= Harbans Lal Khanna =

Indian politician

Harbans Lal Khanna (died in 1984) was a BJP MLA and president of its Amritsar district branch in Punjab, India.

== Biography ==
Khanna prominently led pro-smoking counter-demonstrations in the Sikh holy city of Amritsar, in response to the anti-smoking drives and demonstrations demanding holy-city status for Amritsar led by Jarnail Singh Bhindranwale prior to and during the Dharam Yudh Morcha, which was started jointly with the Shiromani Akali Dal. One of the slogans of Khanna's marches was "...bidi piyenge hum Shaan se jiyenge.”(We'll smoke cigarettes and live in pride)

While leading a procession against the Sikh effort to have holy city status granted to Amritsar, he had released slogans there on 30 May 1981, "Dukki tikki khehan nahin deni, sir te pagri rehan nahin deni; kachh, kara, kirpaan; ehnoon bhejo Pakistan." ("We are not going to let any second or third group exist, we are not going to let a turban remain on any head; the shorts, the iron bangle, the sword, send these to Pakistan").

On 14 February 1984, mobs led by Khanna gathered at as many as 56 places in Amritsar to engage in anti-Sikh desecrations. At the Amritsar Railway Station, a model of the Golden Temple was destroyed. A picture of Ram Das, the fourth Sikh guru, which had been on display for several years, was defaced beyond recognition, with feces and lit cigarettes rubbed into it.

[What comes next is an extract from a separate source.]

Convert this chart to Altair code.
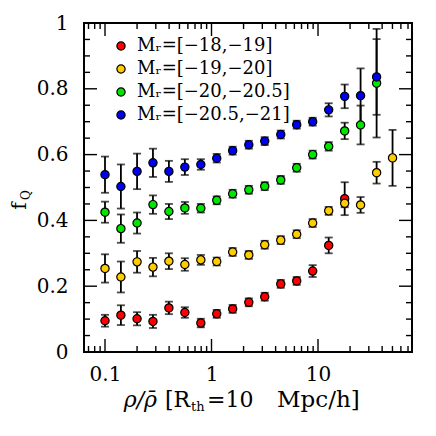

Carrying some of the pieces of the replica away, some Sikhs swore revenge.

He was shot by Sikh rebels in retaliation on April 2, 1984. The responsibility for the assassination was quickly claimed by a Sikh militant organization, the Dashmesh Regiment. After the assassination, there were clashes between Sikhs and Hindus, resulting in a Hindu temple being burned to the ground. Surinder Singh Sodhi, Jarnail Singh’s right-hand man, has been accused of being the killer and so has Labh Singh.

At his funeral, innocent protesting Sikhs were fired upon by the CRP by the admission of its top officials, though reports were never rectified to reflect this.